Layoffs are particularly destructive to company culture, lowering morale, engagement and productivity among remaining workers. They diminish internal corporate know-how and damage the image of the company with customers. The net result is that companies that resort to layoffs to survive adversity often end up less profitable and can struggle for years to regain their footing.

Limiting the number of full-time employees and using freelancers is one way startups can play both defensively and offensively to increase their options while controlling costs.

The takeaway? Playing defense in a downturn is not a recipe for success.

Often the companies that come out on top are the ones that find ways to play defense and offense at the same time. They end up taking market share from competitors and put themselves in position to dominate in the boom that inevitably follows.

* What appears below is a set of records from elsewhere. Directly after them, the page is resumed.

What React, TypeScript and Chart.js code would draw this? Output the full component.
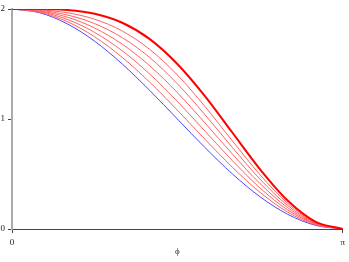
import React, { useEffect, useRef } from "react";
import { Chart, registerables } from "chart.js";

Chart.register(...registerables);

const phi = [0, 0.2618, 0.5236, 0.7854, 1.0472, 1.309, 1.5708, 1.8326, 2.0944, 2.3562, 2.618, 2.8798, 3.1416];

const blueCurve = [2, 1.966, 1.866, 1.707, 1.5, 1.259, 1.0, 0.741, 0.5, 0.293, 0.134, 0.034, 0];
const red1 = [2, 1.971, 1.886, 1.747, 1.56, 1.334, 1.08, 0.816, 0.56, 0.333, 0.154, 0.039, 0];
const red2 = [2, 1.977, 1.906, 1.787, 1.62, 1.408, 1.16, 0.89, 0.62, 0.373, 0.174, 0.045, 0];
const red3 = [2, 1.982, 1.926, 1.827, 1.68, 1.483, 1.24, 0.965, 0.68, 0.413, 0.194, 0.05, 0];
const red4 = [2, 1.987, 1.946, 1.867, 1.74, 1.558, 1.32, 1.04, 0.74, 0.453, 0.214, 0.055, 0];
const red5 = [2, 1.993, 1.966, 1.907, 1.8, 1.632, 1.4, 1.114, 0.8, 0.493, 0.234, 0.061, 0];
const redThick = [2, 2.0, 1.991, 1.957, 1.875, 1.726, 1.5, 1.208, 0.875, 0.543, 0.259, 0.068, 0];

const xTickValues = [0, 3.1416];
const xTickLabels = ["0", "π"];
const yTickValues = [0, 1, 2];
const yTickLabels = ["0", "1", "2"];
const xTitle = "ϕ";

const pts = (ys: number[]) => ys.map((y, i) => ({ x: phi[i], y }));

export default function App() {
  const ref = useRef<HTMLCanvasElement | null>(null);
  useEffect(() => {
    if (!ref.current) return;
    const font = { family: "'Liberation Serif', 'DejaVu Serif', serif", size: 9 };
    const mk = (label: string, data: number[], color: string, width: number) => ({
      label,
      data: pts(data),
      borderColor: color,
      backgroundColor: color,
      borderWidth: width,
      pointRadius: 0,
      cubicInterpolationMode: "monotone" as const,
      fill: false,
    });
    const thin = "rgb(255,96,96)";
    const chart = new Chart(ref.current, {
      type: "line",
      data: {
        datasets: [
          mk("t", redThick, "rgb(255,0,0)", 2),
          mk("r5", red5, thin, 1),
          mk("r4", red4, thin, 1),
          mk("r3", red3, thin, 1),
          mk("r2", red2, thin, 1),
          mk("r1", red1, thin, 1),
          mk("b", blueCurve, "rgb(72,72,255)", 1),
        ],
      },
      options: {
        animation: false,
        responsive: false,
        maintainAspectRatio: false,
        layout: { padding: { top: 9, right: 4, left: 0, bottom: 0 } },
        plugins: { legend: { display: false }, tooltip: { enabled: false } },
        scales: {
          x: {
            type: "linear",
            min: 0,
            max: 3.1416,
            afterBuildTicks: (s: any) => {
              s.ticks = xTickValues.map((v) => ({ value: v }));
            },
            afterFit: (s: any) => {
              s.height = 33;
            },
            ticks: {
              font,
              color: "#222",
              padding: 4,
              maxRotation: 0,
              autoSkip: false,
              callback: (v: any) => {
                const i = xTickValues.findIndex((t) => Math.abs(t - Number(v)) < 1e-3);
                return i >= 0 ? xTickLabels[i] : "";
              },
            },
            grid: { drawOnChartArea: false, drawTicks: true, tickLength: 4, color: "#444" },
            border: { display: true, color: "#444", width: 1 },
            title: { display: true, text: xTitle, font, color: "#222", padding: { top: 0, bottom: 5 } },
          },
          y: {
            type: "linear",
            min: 0,
            max: 2,
            afterBuildTicks: (s: any) => {
              s.ticks = yTickValues.map((v) => ({ value: v }));
            },
            afterFit: (s: any) => {
              s.width = 12;
            },
            ticks: {
              font,
              color: "#222",
              padding: 3,
              callback: (v: any) => {
                const i = yTickValues.indexOf(Number(v));
                return i >= 0 ? yTickLabels[i] : "";
              },
            },
            grid: { drawOnChartArea: false, drawTicks: true, tickLength: 4, color: "#444" },
            border: { display: true, color: "#aaaaaa", width: 2 },
          },
        },
      },
    });
    return () => chart.destroy();
  }, []);
  return (
    <div style={{ position: "fixed", left: 0, top: 0, width: 349, height: 262, background: "#fff" }}>
      <canvas ref={ref} width={349} height={262} style={{ width: 349, height: 262 }} />
    </div>
  );
}
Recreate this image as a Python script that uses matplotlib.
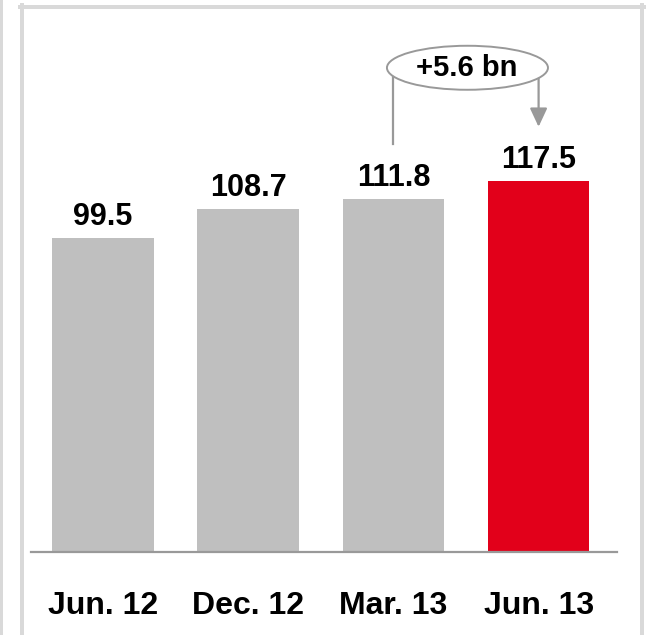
import matplotlib
matplotlib.use("Agg")
import matplotlib.pyplot as plt
from matplotlib.patches import Ellipse
from matplotlib.lines import Line2D

# data
periods = ["Jun. 12", "Dec. 12", "Mar. 13", "Jun. 13"]
values = [99.5, 108.7, 111.8, 117.5]
bar_colors = ["#bfbfbf", "#bfbfbf", "#bfbfbf", "#e2001a"]
delta_label = "+5.6 bn"

plt.rcParams["font.family"] = ["Liberation Sans", "DejaVu Sans"]
plt.rcParams["font.weight"] = "bold"

W, H = 648, 635
fig = plt.figure(figsize=(W / 100, H / 100), dpi=100)

# axes placed in pixel terms (left, bottom, width, height)
ax = fig.add_axes([31 / W, (H - 552) / H, (617 - 31) / W, (552 - 10) / H])
x = range(len(periods))
ax.bar(x, values, width=0.70, color=bar_colors, zorder=2)
ax.set_xlim(-0.496, 3.54)
ax.set_ylim(0, 171.7)

for xi, v in zip(x, values):
    ax.annotate(f"{v:.1f}", (xi, v), xytext=(0, 9.4), textcoords="offset points",
                ha="center", va="baseline", fontsize=22, fontweight="bold")

ax.set_xticks(list(x))
ax.set_xticklabels(periods, fontsize=23, fontweight="bold")
ax.tick_params(axis="x", length=0, pad=28)
ax.set_yticks([])
for s in ["top", "right", "left"]:
    ax.spines[s].set_visible(False)
ax.spines["bottom"].set_color("#999999")
ax.spines["bottom"].set_linewidth(1.6)

# change bracket between last two bars
line_c = "#999999"
ell_x, ell_y = 2.51, max(values) + 35.9
ax.plot([2, 2], [values[2] + 17.3, ell_y], color=line_c, lw=1.6, zorder=3)
ax.annotate("", xy=(3, values[3] + 17.2), xytext=(3, ell_y),
            arrowprops=dict(arrowstyle="-|>,head_length=0.75,head_width=0.35",
                            mutation_scale=15, color=line_c, lw=1.6,
                            shrinkA=0, shrinkB=0), zorder=3)
ell = Ellipse((ell_x, ell_y), 1.109, 13.94, facecolor="white",
              edgecolor=line_c, lw=1.4, zorder=4, clip_on=False)
ax.add_patch(ell)
ax.text(ell_x - 0.005, ell_y, delta_label, ha="center", va="center",
        fontsize=21, fontweight="bold", zorder=5)

# panel frame
frame_c = "#d9d9d9"
lw = 4 * 72 / 100
fig.add_artist(Line2D([22 / W, 22 / W], [0, (H - 5) / H], color=frame_c, lw=lw))
fig.add_artist(Line2D([642 / W, 642 / W], [0, (H - 5) / H], color=frame_c, lw=lw))
fig.add_artist(Line2D([20 / W, 644 / W], [(H - 7) / H, (H - 7) / H], color=frame_c, lw=lw))
fig.add_artist(Line2D([1 / W, 1 / W], [0, 1], color=frame_c, lw=3 * 72 / 100))

fig.savefig("out.png", dpi=100)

This is not an easy balancing act. In the 2010 Harvard Business Review study, Roaring out of Recession, the authors found that a key element of success was the ability to reexamine and reconfigure the entire operation to reduce costs and increase flexibility.

For startups at the Series A or earlier stages that have a war chest of cash, there is a way to easily extend runway while maintaining flexibility and optionality: freelancers.

Freelancers can help keep your company’s burn rate low if you employ them for rigorously defined and budgeted projects. The scope and spend can be limited until there is clear ROI at a small scale. Once positive unit margins can be validated and revenue models become clear, freelance talent platforms can enable a working strategy to be scaled flexibly.

Finding durable product-market fit requires much experimentation on product as well as sales and marketing. Here are some ways freelancers can help you manage burn while you work toward product-market fit:

Testing product fit

An early-stage company may not have the capital to build a full-fledged sales department and run experiments to test product-market fit, and time is also a factor: It can take months to build a sales team from scratch.

We worked with an early-stage HR platform that was looking to secure the product validation needed to raise seed funding. They used freelance sales reps to test the viability. Within 30 days, the company had generated over 800 leads, built a prospective customer pipeline worth $750,000 and booked over 15 interviews with senior HR executives.

This data provided enough proof of concept that the company was able to raise a $1.5 million seed round. By using veteran freelancers and only paying per lead, the startup was able to show evidence of product-market fit while keeping burn at a minimum.

Saving costs on customer acquisition

Another company we worked with, an Airbnb-like platform that has raised over $60 million, was spending six-figure sums on Facebook and Google ads. Their problem was, almost 40% of registered hosts were not taking the final step of listing their properties on the app.

The company’s head of sales was convinced a more high-touch approach would increase conversions. But instead of hiring a full sales team, they used freelance sales reps to convert the churned leads. In over six months, the company was able to increase conversions by three times and reduce host acquisition costs from $300 to $110, dramatically lowering burn.

By deploying freelance sales talent efficiently, the company could optimize its sales funnel over time and reduce CAC to a reasonable payback period.

Take the “default alive” approach

Limiting the number of full-time employees and using freelancers is one way startups can play both defensively and offensively to increase their options while controlling costs.

Y Combinator founder Paul Graham set out the difference between companies that are “default alive” versus “default dead.” “Default alive” startups have enough growth and runway to break even without needing further funding. Graham wrote that the No. 1 killer of early startups is hiring too fast in an attempt to grow. But if you don’t hire at all, you risk not growing enough.

In today’s uncertain market, using freelancers is a way for companies to find or deepen product-market fit without betting the farm. By doing so, they can give themselves a better chance of making it through the winter default alive.